Leveraging Temporal Contexts to Enhance Vehicle-Infrastructure Cooperative Perception
Jiaru Zhong, Haibao Yu, Tianyi Zhu, Jiahui Xu, Wenxian Yang, Zaiqing Nie, Chao Sun
TL;DR
CTCE tackles cooperative perception by exploiting temporal contexts in a camera-based VIC3D setup. It introduces a multi-level temporal contexts integration mechanism with a roadside temporal context aggregation (TCA) and ego-vehicle temporal-guided fusion (TGF), plus a motion-aware reconstruction (MAR) to cope with lost roadside data during communication interruptions.
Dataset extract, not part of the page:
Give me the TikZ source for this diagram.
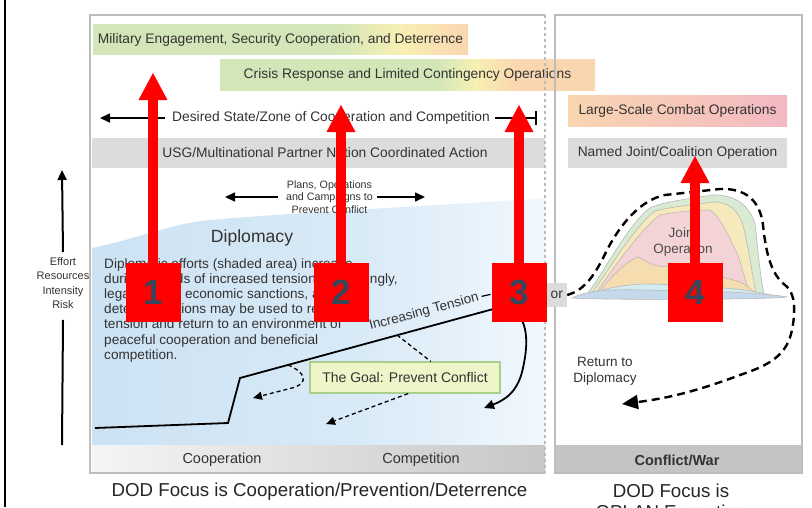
\documentclass[tikz,border=0pt]{standalone}
\usepackage{fontspec}
\setmainfont{Liberation Sans}
\usetikzlibrary{arrows.meta}

\definecolor{panelgray}{HTML}{BDBDBD}
\definecolor{bandgray}{HTML}{DCDCDC}
\definecolor{bandgreen}{HTML}{D3E6B8}
\definecolor{bandyellow}{HTML}{F8F0B4}
\definecolor{bandpeach}{HTML}{F9D5B0}
\definecolor{bandpink}{HTML}{F3B9C3}
\definecolor{skyleft}{HTML}{CCE2F3}
\definecolor{skymid}{HTML}{D9EAF7}
\definecolor{skyright}{HTML}{F1F8FD}
\definecolor{goalfill}{HTML}{EEF5C8}
\definecolor{goalline}{HTML}{A8D08C}
\definecolor{arrowred}{HTML}{FF0000}
\definecolor{numcol}{HTML}{37465A}
\definecolor{txt}{HTML}{333333}
\definecolor{mtgreen}{HTML}{D9EBD3}
\definecolor{mtyellow}{HTML}{F6E9BC}
\definecolor{mtpink}{HTML}{F4D3D6}
\definecolor{mtorange}{HTML}{F5DDB0}
\definecolor{mtcyan}{HTML}{D2ECF0}
\definecolor{mtblue}{HTML}{C6D9EC}
\definecolor{mtline}{HTML}{B8B8B8}

\pgfdeclarehorizontalshading{engageshade}{100bp}{color(0bp)=(bandgreen); color(57bp)=(bandgreen); color(66bp)=(bandyellow); color(75bp)=(bandpeach); color(100bp)=(bandpeach)}
\pgfdeclarehorizontalshading{crisisshade}{100bp}{color(0bp)=(bandgreen); color(54bp)=(bandgreen); color(59bp)=(bandyellow); color(65bp)=(bandpeach); color(100bp)=(bandpeach)}
\pgfdeclarehorizontalshading{combatshade}{100bp}{color(0bp)=(bandpeach); color(25bp)=(bandpeach); color(75bp)=(bandpink); color(100bp)=(bandpink)}
\pgfdeclarehorizontalshading{skyshade}{100bp}{color(0bp)=(skyleft); color(25bp)=(skyleft); color(55bp)=(skymid); color(75bp)=(skyright); color(100bp)=(skyright)}

\begin{document}
\begin{tikzpicture}[x=1pt, y=-1pt, >={Triangle[width=9pt,length=10pt]},
  lbl/.style={font=\fontsize{13.8}{16}\selectfont, text=txt, inner sep=0pt},
  band/.style={minimum height=30pt, inner sep=0pt, font=\fontsize{13.8}{16}\selectfont, text=txt},
  numbox/.style={fill=arrowred, minimum width=55pt, minimum height=59pt, inner sep=0pt, font=\fontsize{35}{40}\selectfont\bfseries, text=numcol},
  redarrow/.style={draw=arrowred, line width=10pt, -{Triangle[width=29pt,length=27pt,line width=0pt]}},
  tdash/.style={line width=1.3pt, dash pattern=on 4pt off 3pt, -{Triangle[width=8pt,length=9pt]}},
  mtn/.style={draw=mtline, line width=0.6pt}]
\useasboundingbox (0,0) rectangle (812,507);
% frame line
\draw[line width=2pt] (5,0) -- (5,507);

% panels
\shade[shading=skyshade] (92,248) .. controls (140,238) and (170,224) .. (210,220)
  .. controls (300,212) and (450,205) .. (545,198) -- (545,445) -- (92,445) -- cycle;
\shade[left color=white!96!black, right color=black!22] (92,445) rectangle (545,473);
\fill[black!23] (555,445) rectangle (802,473);

% bands
\node[band, shade, shading=engageshade, minimum width=375pt] (engage) at (280.5,39.5) {Military Engagement, Security Cooperation, and Deterrence};
\node[band, shade, shading=crisisshade, minimum width=375pt, minimum height=31pt] (crisis) at (407.5,75) {Crisis Response and Limited Contingency Operations};
\node[band, shade, shading=combatshade, minimum width=219pt, minimum height=31pt] (combat) at (677.5,111) {Large-Scale Combat Operations};
\node[band, fill=bandgray, minimum width=453pt] (usg) at (318.5,153) {};
\node[lbl] (usgtext) at (325,153) {USG/Multinational Partner Nation Coordinated Action};
\node[band, fill=bandgray, minimum width=219pt] (named) at (677.5,153) {Named Joint/Coalition Operation};

\draw[panelgray, line width=1.5pt] (545,15) -- (90,15) -- (90,473) -- (545,473);
\draw[panelgray, line width=1.2pt, dashed] (545,15) -- (545,473);
\draw[panelgray, line width=1.5pt] (555,15) rectangle (802,473);

% zone of cooperation
\node[lbl] (zone) at (331,118) {Desired State/Zone of Cooperation and Competition};
\coordinate (zoneL) at (100,118);
\coordinate (zoneR) at (537,118);
\draw[->, line width=1.6pt] ([xshift=-7pt]zone.west) -- (zoneL);
\draw[-{Bar[width=14pt]}, line width=1.6pt] ([xshift=5pt]zone.east) -- (zoneR);

% plans
\node[font=\fontsize{10.7}{12.7}\selectfont, text=txt, align=center, inner sep=0pt] (plans) at (329.5,197) {Plans, Operations\\and Campaigns to\\Prevent Conflict};
\coordinate (plansL) at (225,197);
\coordinate (plansR) at (425,197);
\draw[->, line width=1.6pt] ([xshift=-8pt]plans.west) -- (plansL);
\draw[->, line width=1.6pt] ([xshift=4pt]plans.east) -- (plansR);

% effort axis
\node[font=\fontsize{11}{14.5}\selectfont, text=txt, align=center, inner sep=0pt] (effort) at (63,283) {Effort\\Resources\\Intensity\\Risk};
\coordinate (effortTop) at (62,170);
\coordinate (effortBot) at (62,445);
\draw[->, line width=2pt] ([yshift=5pt]effort.north) -- (effortTop);
\draw[line width=2pt] ([yshift=-11pt]effort.south) -- (effortBot);

% diplomacy
\node[font=\fontsize{17.6}{20}\selectfont, text=txt, inner sep=0pt] (diplo) at (252,238) {Diplomacy};
\node[font=\fontsize{13.6}{15.2}\selectfont, text=txt, align=left, anchor=north west, inner sep=0pt] (dipltext) at (104,258)
  {Diplomatic efforts (shaded area) increase\\during periods of increased tension. Accordingly,\\legal means, economic sanctions, and other\\deterrent options may be used to reduce\\tension and return to an environment of\\peaceful cooperation and beneficial\\competition.};

% increasing tension
\draw[->, line width=1.8pt] (95,428) -- (228,423) -- (240,378) -- (508,305)
  .. controls (530,318) and (528,345) .. (523,368) .. controls (518,392) and (505,400) .. (484,408);
\node[lbl, rotate=15, font=\fontsize{13.5}{16}\selectfont] (tension) at (424,312) {Increasing Tension};
\draw[line width=1.2pt] (tension.east) ++(3,-1) -- ++(9,-2);

% goal
\node[draw=goalline, fill=goalfill, line width=1.2pt, minimum width=190pt, minimum height=31pt, font=\fontsize{14}{16}\selectfont, text=txt] (goal) at (405,377.5) {The Goal: Prevent Conflict};
\coordinate (goalout1) at (253,398);
\coordinate (goalout2) at (326,424);
\draw[tdash] (288,365) .. controls (305,372) and (310,383) .. (292,388) -- (goalout1);
\draw[tdash, -] (397,335) -- (goal.32);
\draw[tdash] (goal.-79) -- (goalout2);

% gray label
\node[fill=bandgray, minimum width=70pt, minimum height=24pt, inner sep=4pt, text width=62pt, align=right, font=\fontsize{13.8}{16}\selectfont, text=txt] (orbox) at (532,295) {or};

% joint operation
\filldraw[mtn, fill=mtgreen] (588,293) .. controls (605,270) and (630,222) .. (650,208) .. controls (665,201) and (690,199) .. (712,195)
  .. controls (735,194) and (750,206) .. (755,224) .. controls (758,250) and (760,275) .. (764,294) -- cycle;
\filldraw[mtn, fill=mtyellow] (592,293) .. controls (610,268) and (635,226) .. (655,211) .. controls (675,206) and (700,204) .. (712,202)
  .. controls (728,201) and (738,210) .. (743,225) .. controls (748,245) and (752,272) .. (756,294) -- cycle;
\filldraw[mtn, fill=mtpink] (596,293) .. controls (612,270) and (640,230) .. (660,215) .. controls (680,211) and (700,210) .. (710,210)
  .. controls (722,218) and (730,240) .. (738,255) .. controls (742,268) and (745,280) .. (750,294) -- cycle;
\filldraw[mtn, fill=mtorange] (598,293) .. controls (610,278) and (625,262) .. (638,257) .. controls (648,262) and (655,268) .. (668,266)
  .. controls (690,268) and (720,276) .. (740,282) .. controls (748,286) and (752,290) .. (756,294) -- cycle;
\filldraw[mtn, fill=mtcyan] (585,295) .. controls (610,286) and (640,282) .. (670,285) .. controls (710,287) and (745,288) .. (770,295) -- cycle;
\filldraw[mtn, fill=mtblue] (572,298) .. controls (585,291) and (610,289) .. (640,290) .. controls (700,291) and (760,292) .. (787,297)
  .. controls (760,300) and (600,300) .. (572,298) -- cycle;
\node[font=\fontsize{13.5}{16.5}\selectfont, text=black!70, align=center, inner sep=0pt] (jointop) at (683,242) {Joint\\Operation};

% return to diplomacy
\coordinate (backtip) at (622,404);
\draw[line width=2.4pt, dash pattern=on 8pt off 5pt, -{Triangle[width=14pt,length=16pt]}] (orbox.east)
  .. controls (585,290) and (595,275) .. (607,250) .. controls (620,225) and (640,200) .. (665,195) -- (720,189)
  .. controls (745,188) and (760,200) .. (763,225) .. controls (766,255) and (772,275) .. (785,285)
  .. controls (795,292) and (796,310) .. (792,330) .. controls (787,355) and (770,365) .. (740,375)
  .. controls (700,390) and (670,398) .. (backtip);
\node[lbl, align=center, font=\fontsize{13.5}{16}\selectfont] (ret) at (605,371) {Return to\\Diplomacy};

% bottom
\node[lbl, font=\fontsize{14.5}{16}\selectfont] (coop) at (222,460) {Cooperation};
\node[lbl, font=\fontsize{14.5}{16}\selectfont] (comp) at (421,460) {Competition};
\node[lbl, font=\fontsize{14.5}{16}\selectfont\bfseries] (war) at (677,460) {Conflict/War};
\node[font=\fontsize{18.7}{21}\selectfont, text=black!85, inner sep=0pt] (focusL) at (319.5,492) {DOD Focus is Cooperation/Prevention/Deterrence};
\node[font=\fontsize{18.7}{21}\selectfont, text=black!85, inner sep=0pt, align=center, anchor=north] (focusR) at (671,484) {DOD Focus is\\OPLAN Execution};

% numbered markers
\node[numbox] (box1) at (153,292.5) {1};
\coordinate (tip1) at (153,73);
\draw[redarrow] (box1.north) -- (tip1);
\node[numbox] (box2) at (341,292.5) {2};
\coordinate (tip2) at (341,105);
\draw[redarrow] (box2.north) -- (tip2);
\node[numbox] (box3) at (519,292.5) {3};
\coordinate (tip3) at (519,105);
\draw[redarrow] (box3.north) -- (tip3);
\node[numbox] (box4) at (695,292.5) {4};
\coordinate (tip4) at (695,156);
\draw[redarrow] (box4.north) -- (tip4);
\end{tikzpicture}
\end{document}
The method transmits top-$m$ roadside queries via V2X, fuses with ego-vehicle queries, and reconstructs lost roadside data using historical trajectories, achieving $mAP$ gains of 3.8 percentage points on V2X-Seq and 1.3 percentage points on V2X-Sim compared to QUEST, while demonstrating robustness across varying $PDR$. This work demonstrates practical viability and sets a new direction for temporal cooperative perception in ITS.
Abstract
Infrastructure sensors installed at elevated positions offer a broader perception range and encounter fewer occlusions. Integrating both infrastructure and ego-vehicle data through V2X communication, known as vehicle-infrastructure cooperation, has shown considerable advantages in enhancing perception capabilities and addressing corner cases encountered in single-vehicle autonomous driving. However, cooperative perception still faces numerous challenges, including limited communication bandwidth and practical communication interruptions. In this paper, we propose CTCE, a novel framework for cooperative 3D object detection. This framework transmits queries with temporal contexts enhancement, effectively balancing transmission efficiency and performance to accommodate real-world communication conditions. Additionally, we propose a temporal-guided fusion module to further improve performance. The roadside temporal enhancement and vehicle-side spatial-temporal fusion together constitute a multi-level temporal contexts integration mechanism, fully leveraging temporal information to enhance performance. Furthermore, a motion-aware reconstruction module is introduced to recover lost roadside queries due to communication interruptions. Experimental results on V2X-Seq and V2X-Sim datasets demonstrate that CTCE outperforms the baseline QUEST, achieving improvements of 3.8% and 1.3% in mAP, respectively. Experiments under communication interruption conditions validate CTCE's robustness to communication interruptions.